U.S. News & World Report praises Sonata, Tucson, Elantra
U.S. News & World Report announced this week the best new cars for teens, and among them were five models of Hyundai Motor, the largest carmaker in South Korea.
In the crowded sedan and SUV market, Hyundai saw four 2022 models of Sonata Hybrid, Tucson, Electra Hybrid, and Kona win segments in various price categories.
U.S. News & World Report offers four awards in the best new cars for teens categories.
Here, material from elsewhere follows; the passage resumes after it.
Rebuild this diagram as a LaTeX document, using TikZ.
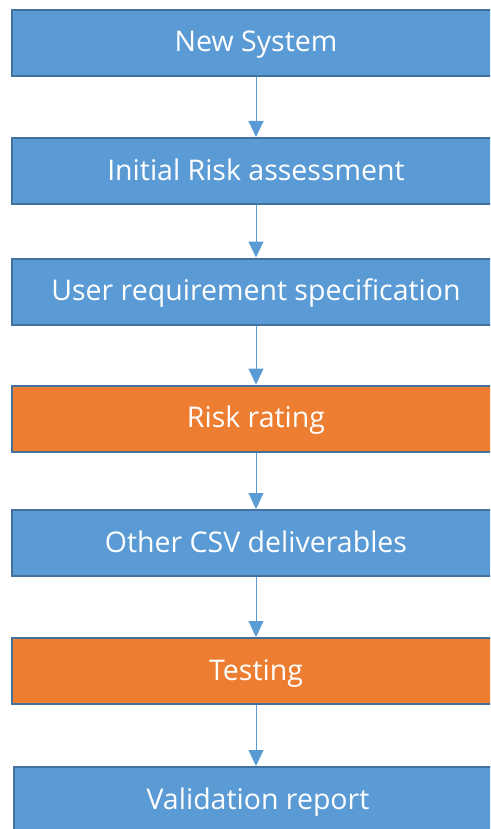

Also on the list were Subaru’s Forester and Ascent, as well as the 2022 Nissan Maxima.
The 2019 Santa Fe was named the best used mid-sized sports utility vehicle for teens.
The Seoul-based company said that its advanced safety features, Bluelink connected car system, and driver assistance features help keep teens safe on the road.
“All of these models have advanced features that help teens stay safe on the road,” said Ricky Lao, director, product planning, Hyundai Motor North America.
“The combination of strong safety ratings and reliability make these models great for teen drivers.”
To win the best new car recognition for teens, a vehicle should have the best combination of predicted reliability ratings, crash test scores, and available advanced assistance features, according to U.S. News & World Report.
All 2022 best cars for teens are available with forward collision warning and forward automatic emergency braking, as well as lane departure warning and lane keep assist.
These features allow parents to set limits for teen drivers and have an ongoing conversation with their teens about responsible driving habits.
“The Best Cars for Teens awards highlight the cars and SUVs that can help teens hone their driving skills and lower the risk that they’ll be involved in an accident,” Jim Sharifi, managing editor of U.S. News Best Cars, said in a statement.
“Each winner offers active safety features and strong crash test ratings, so there’s a better chance of being protected if a collision occurs.”
Korean observers welcomed the news.
“The vehicles of Korean brands were once regarded as second-rate products. But a mounting number of U.S. motorists appear to purchase vehicles made by Korean brands,” Prof. Kim Pil-soo at Daelim University said.
“It is a very encouraging signal. Our automotive brands are required to find new momentum to remain competitive in the market.”